Lembro, quando minha mãe comentou, por comentar, que eu, seu filho mais novo e sonhador, começava a escrever histórias. E ele, muito simpático pediu para ver... Imagine como fiquei, nenhum adulto até então pedira para ler, só dizia: “Que bonitinho”. Acho que nenhum escritor nasceu graças a um “Que bonitinho”. Pois então, fui buscar o garrancho, nem tinha passado a limpo, e entreguei. Não é que o homem leu tudinho? Foi o meu primeiro conto, até lembro-me do título: “Um barco esquisito”. “Seu Agonauto”, era como eu o chamava, leu e disse: “É um bom começo, semana que vem você me mostra outro?”, e mostrei muitos outros. Pena que nunca tive em nenhum lançamento dos meus livros, por não ter endereço e telefone. Coisas da vida.

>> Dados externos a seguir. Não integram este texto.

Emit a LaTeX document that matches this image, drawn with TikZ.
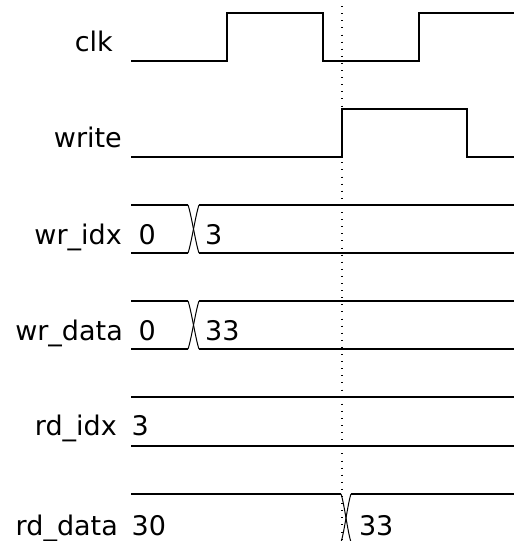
\documentclass[tikz,border=0pt]{standalone}
\usepackage{fontspec}
\setmainfont{DejaVu Sans}
\begin{document}
\begin{tikzpicture}[x=1pt,y=-1pt,
  wave/.style={line width=1.3pt, line join=miter},
  cross/.style={line width=1pt},
  txt/.style={inner sep=0pt, font=\fontsize{27}{31}\selectfont},
  lbl/.style={txt, anchor=base east},
  val/.style={txt, anchor=base west},
  marker/.style={line width=1.1pt, dash pattern=on 1pt off 6.1pt}]
\useasboundingbox (0,0) rectangle (514,541);

% cursor line
\coordinate (ctop) at (342,-1);
\coordinate (cbot) at (342,545);
\draw[marker] (ctop) -- (cbot);

% signal names
\node[lbl] (nclk)   at (113,51)      {clk};
\node[lbl] (nwr)    at (122,147)     {write};
\node[lbl] (nwidx)  at (122,244.5)   {wr\_idx};
\node[lbl] (nwdat)  at (123,340.5)   {wr\_data};
\node[lbl] (nridx)  at (117,435.5)   {rd\_idx};
\node[lbl] (nrdat)  at (118,535)     {rd\_data};

% clock
\draw[wave] (131,61) -- (227,61) -- (227,13) -- (323,13) -- (323,61)
  -- (419,61) -- (419,13) -- (515,13);

% write enable
\draw[wave] (131,157) -- (342,157) -- (342,109) -- (467,109) -- (467,157) -- (515,157);

% wr_idx bus
\draw[wave] (131,205) -- (188,205);
\draw[wave] (131,253) -- (188,253);
\draw[cross] (188,205) .. controls (191,213) and (196,245) .. (199,253);
\draw[cross] (188,253) .. controls (191,245) and (196,213) .. (199,205);
\draw[wave] (199,205) -- (515,205);
\draw[wave] (199,253) -- (515,253);
\node[val] (vwidx0) at (138.5,244.5) {0};
\node[val] (vwidx1) at (205,244.5)   {3};

% wr_data bus
\draw[wave] (131,301) -- (188,301);
\draw[wave] (131,349) -- (188,349);
\draw[cross] (188,301) .. controls (191,309) and (196,341) .. (199,349);
\draw[cross] (188,349) .. controls (191,341) and (196,309) .. (199,301);
\draw[wave] (199,301) -- (515,301);
\draw[wave] (199,349) -- (515,349);
\node[val] (vwdat0) at (138.5,340.5) {0};
\node[val] (vwdat1) at (205,340.5)   {33};

% rd_idx bus
\draw[wave] (131,397) -- (515,397);
\draw[wave] (131,446) -- (515,446);
\node[val] (vridx0) at (131.5,435.5) {3};

% rd_data bus
\draw[wave] (131,494) -- (341,494);
\draw[wave] (131,542) -- (341,542);
\draw[cross] (341,494) .. controls (344,502) and (348,534) .. (351,542);
\draw[cross] (341,542) .. controls (344,534) and (348,502) .. (351,494);
\draw[wave] (351,494) -- (515,494);
\draw[wave] (351,542) -- (515,542);
\node[val] (vrdat0) at (131.5,535) {30};
\node[val] (vrdat1) at (358.8,535) {33};
\end{tikzpicture}
\end{document}
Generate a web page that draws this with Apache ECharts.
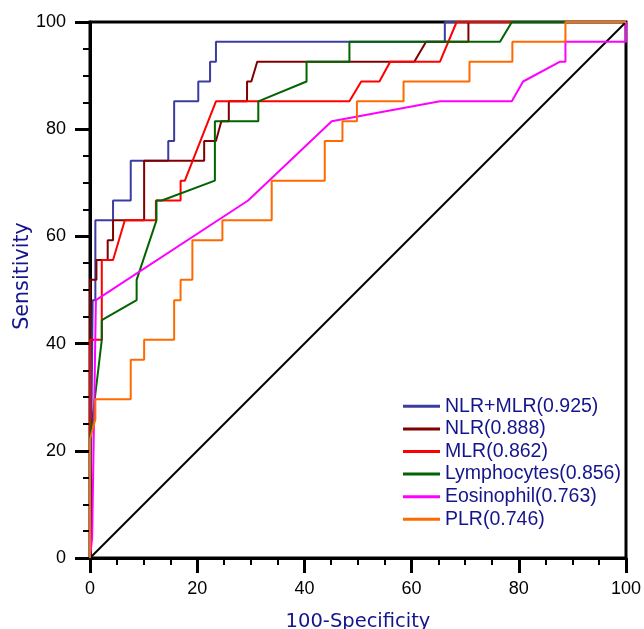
<!DOCTYPE html>
<html>
<head>
<meta charset="utf-8">
<script src="https://cdn.jsdelivr.net/npm/echarts@6/dist/echarts.min.js"></script>
<style>
html,body{margin:0;padding:0;background:#fff;}
#chart{width:644px;height:629px;}
</style>
</head>
<body>
<div id="chart"></div>
<script>
// ---- data (x = 100-Specificity, y = Sensitivity) ----
const seriesNames = ['NLR+MLR(0.925)', 'NLR(0.888)', 'MLR(0.862)', 'Lymphocytes(0.856)', 'Eosinophil(0.763)', 'PLR(0.746)'];
const axisTicks = [0, 20, 40, 60, 80, 100];
const referenceLine = [[0, 0], [100, 100]];

const nlrMlr = [[0,0],[0.5,48.1],[1.0,48.1],[1.0,63.0],[4.3,63.0],[4.3,66.7],[7.6,66.7],[7.6,74.1],[14.6,74.1],[14.6,77.8],[15.7,77.8],[15.7,85.2],[20.2,85.2],[20.2,88.9],[22.4,88.9],[22.4,92.6],[23.5,92.6],[23.5,96.3],[66.2,96.3],[66.2,100],[100,100]];
const nlr = [[0,0],[0,51.9],[1.2,51.9],[1.2,55.6],[3.3,55.6],[3.3,59.3],[4.3,59.3],[4.3,63.0],[10.1,63.0],[10.1,74.1],[21.3,74.1],[21.3,77.8],[23.5,77.8],[24.5,81.5],[25.9,81.5],[25.9,85.2],[29.3,85.2],[29.3,88.9],[30.1,88.9],[31.2,92.6],[60.5,92.6],[62.7,96.3],[70.6,96.3],[70.6,100],[100,100]];
const mlr = [[0,0],[0,40.7],[2.2,40.7],[2.2,55.6],[4.3,55.6],[6.5,63.0],[12.3,63.0],[12.3,66.7],[16.9,66.7],[16.9,70.4],[17.7,70.4],[23.5,85.2],[48.4,85.2],[50.6,88.9],[54.0,88.9],[56.0,92.6],[65.3,92.6],[68.4,100],[100,100]];
const lymphocytes = [[0,0],[0,22.2],[2.2,40.7],[2.2,44.4],[8.7,48.1],[8.7,51.9],[12.4,63.0],[12.4,66.7],[13.4,66.7],[23.3,70.4],[23.3,81.5],[31.4,81.5],[31.4,85.2],[40.4,88.9],[40.4,92.6],[48.4,92.6],[48.4,96.3],[76.5,96.3],[78.7,100],[100,100]];
const eosinophil = [[0,0],[0.4,3.7],[1.1,48.1],[29.5,66.7],[45.1,81.5],[65.3,85.2],[78.7,85.2],[80.8,88.9],[87.7,92.6],[88.7,92.6],[88.7,96.3],[100,96.3],[100,100]];
const plr = [[0,0],[0,22.2],[1.0,25.9],[1.0,29.6],[7.6,29.6],[7.6,37.0],[10.1,37.0],[10.1,40.7],[15.7,40.7],[15.7,48.1],[16.9,48.1],[16.9,51.9],[19.1,51.9],[19.1,59.3],[24.7,59.3],[24.7,63.0],[33.9,63.0],[33.9,70.4],[43.8,70.4],[43.8,77.8],[47.1,77.8],[47.1,81.5],[49.8,81.5],[49.8,85.2],[58.5,85.2],[58.5,88.9],[70.8,88.9],[70.8,92.6],[78.8,92.6],[78.8,96.3],[88.7,96.3],[88.7,100],[100,100]];

const curveData = [nlrMlr, nlr, mlr, lymphocytes, eosinophil, plr];
const colors = ['#3c3ca0', '#800000', '#ff0000', '#006400', '#ff00ff', '#ff6a00'];

const chart = echarts.init(document.getElementById('chart'), null, {renderer: 'canvas'});
const FONT = 'Liberation Sans, Arial, sans-serif';
const TITLE_FONT = 'DejaVu Sans, sans-serif';
const NAVY = '#14148c';

function axisCommon(name) {
  return {
    type: 'value', min: 0, max: 100, interval: 20,
    name: name, nameLocation: 'middle', nameMoveOverlap: false,
    nameTextStyle: {color: NAVY, fontSize: 19.5, fontFamily: TITLE_FONT},
    axisLine: {show: true, onZero: false, lineStyle: {color: '#000', width: 3}},
    axisTick: {show: true, inside: false, length: 15, lineStyle: {color: '#000', width: 3}},
    minorTick: {show: true, splitNumber: 4, length: 7, lineStyle: {color: '#000', width: 2}},
    splitLine: {show: false},
    axisLabel: {color: '#000', fontSize: 18, fontFamily: FONT,
      formatter: v => axisTicks.includes(v) ? String(v) : ''}
  };
}

const xAxis = axisCommon('100-Specificity');
xAxis.nameGap = 54;
xAxis.axisLabel.margin = 22;
const yAxis = axisCommon('Sensitivity');
yAxis.nameGap = 57;
yAxis.nameTextStyle.fontSize = 20.7;
yAxis.nameTextStyle.padding = [0, 0, 0, 28];
yAxis.axisLabel.margin = 24;

const series = [{
  type: 'line', name: 'ref', data: referenceLine, symbol: 'none', silent: true,
  lineStyle: {color: '#000', width: 2}, z: 1
}];
curveData.forEach((d, i) => {
  series.push({
    type: 'line', name: seriesNames[i], data: d, symbol: 'none', showSymbol: false,
    lineStyle: {color: colors[i], width: 2}, itemStyle: {color: colors[i]}, z: 2 + i
  });
});

chart.setOption({
  backgroundColor: '#fff',
  animation: false,
  grid: {left: 90, top: 22, width: 536, height: 536, containLabel: false, outerBoundsMode: 'none',
    show: true, borderColor: '#000', borderWidth: 3, backgroundColor: 'transparent'},
  xAxis: xAxis,
  yAxis: yAxis,
  legend: {
    data: seriesNames, orient: 'vertical', left: 398, top: 390,
    icon: 'rect', itemWidth: 37, itemHeight: 3, itemGap: 0,
    textStyle: {color: NAVY, fontSize: 19.5, fontFamily: FONT, lineHeight: 22.6},
    inactiveColor: '#ccc'
  },
  series: series
});
</script>
</body>
</html>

“Seu Agonauto” era um verdadeiro Argonauta! Um navegador ousado, um homem que transitava na periferia sem nenhuma artificialidade, um homem que fazia política sem a pretensão de vantagens pessoais, que “papeava” muito à vontade com pessoas de qualquer nível cultural. Um homem do povo!
Certo dia, o vi dentro de um ônibus. Sentado, envolto em seus pensamentos. Não falei com ele, pois sabia que por causa da idade, ele já não se lembrava de muita coisa e de pessoas. Pois um dia ele não me reconheceu. E nessa ocasião, no ônibus, senti um aperto no coração: Diante daquela imagem, daquele homem, doutor em Ciência Sociais e Filósofo, fundador do partido comunista em Sergipe, vereador exilado durante a ditadura, um dos presos políticos trocado pelo embaixador americano retratado no filme “Que é isso, companheiro?”, que perdeu boa parte dos dentes no período em que ficou preso pela ditadura comendo macarrão cheio de larvas dia após dia... E tudo por quê?, a que preço? Pelos seus ideais, por sonhar com um futuro digno para seu povo. E esse povo não o reconhecia. Ele levantou, deu sinal, e seguiu seu caminho.
Hoje, além de escritor e professor, sou militar. Talvez, muito provavelmente, isso decepcionasse, devido ao que me ensinou. Mas acho que os pensamentos de “fazer a diferença”, de estender a mão para quem precisa, é útil em qualquer lugar. É o que me motiva sair de casa fardado e exercer a profissão.
Ontem, recebi a notícia que “Seu Agonauto” partiu. Deve estar navegando entre um mundo e outro, com um sorriso nos lábios, animado pela infinidade de coisas novas para aprender! E eu, guardarei na lembrança a última frase dita, o último ensinamento, quando informei de que tinha ganhado o prêmio “Arlequim de Mármore” de melhor texto, pela peça “Quando o Mordomo Não é o Culpado”, e que a mesma começava a ganhar o Brasil, ele disse: - Parabéns, agora você terá muita responsabilidade e muito cuidado, eles prestarão muita atenção no que você faz.
Hoje, dia 14, 22h28min, posso dizer que valeu a pena ter vivido só pelo fato de ter cruzado e conversado, sido amigo, sobretudo, discípulo, do navegador: Agonauto Pacheco!